Lodz, or Litzmannstadt, was the only ghetto to survive the entire war. To organize and implement Nazi policy within the ghetto, the Nazis chose a Jew named Mordechai Chaim Rumkowski. At the time Rumkowski was appointed the Älteste der Juden (Elder of the Jews), he was 62 years old, with billowy, white hair.

Rumkowski was a firm believer in the autonomy of the ghetto. He started many programs that replaced outside bureaucracy with his own. Rumkowski replaced the German currency with ghetto money that bore his image and signature–soon referred to as “Rumkies.” He also created a post office (and stamps with his image, but they never were used for postage). Because the ghetto had no sewage system, he also established a sewage clean-up department.

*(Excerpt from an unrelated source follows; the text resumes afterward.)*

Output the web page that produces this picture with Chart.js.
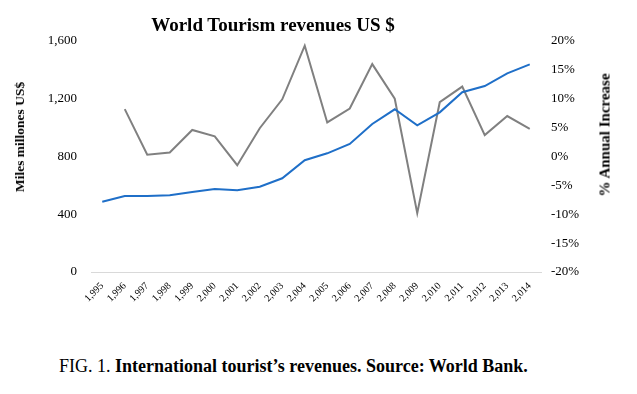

Rumkowski created jobs and workshops to employ the residents and worked with the Nazis so they would leave him and the ghetto alone. On June 10, 1944, Heinrich Himmler ordered the liquidation of the Lodz ghetto. Rather than tell residents what was happening, Rumkowski told them that workers were needed in Germany to repair the damages caused by air raids. The first transport left on June 23, with many others following until July 15. On July 15, the transports halted.

By August 1944, the Lodz ghetto had been liquidated. Only a few remaining workers were retained by the Nazis to finish confiscating materials and valuables left in the ghetto. Even Rumkowski and his family were included in these last transports to Auschwitz.

When the Soviets liberated the ghetto on January 19, 1945, they found that only 877 Jews remained of the roughly 245,000 who had lived there.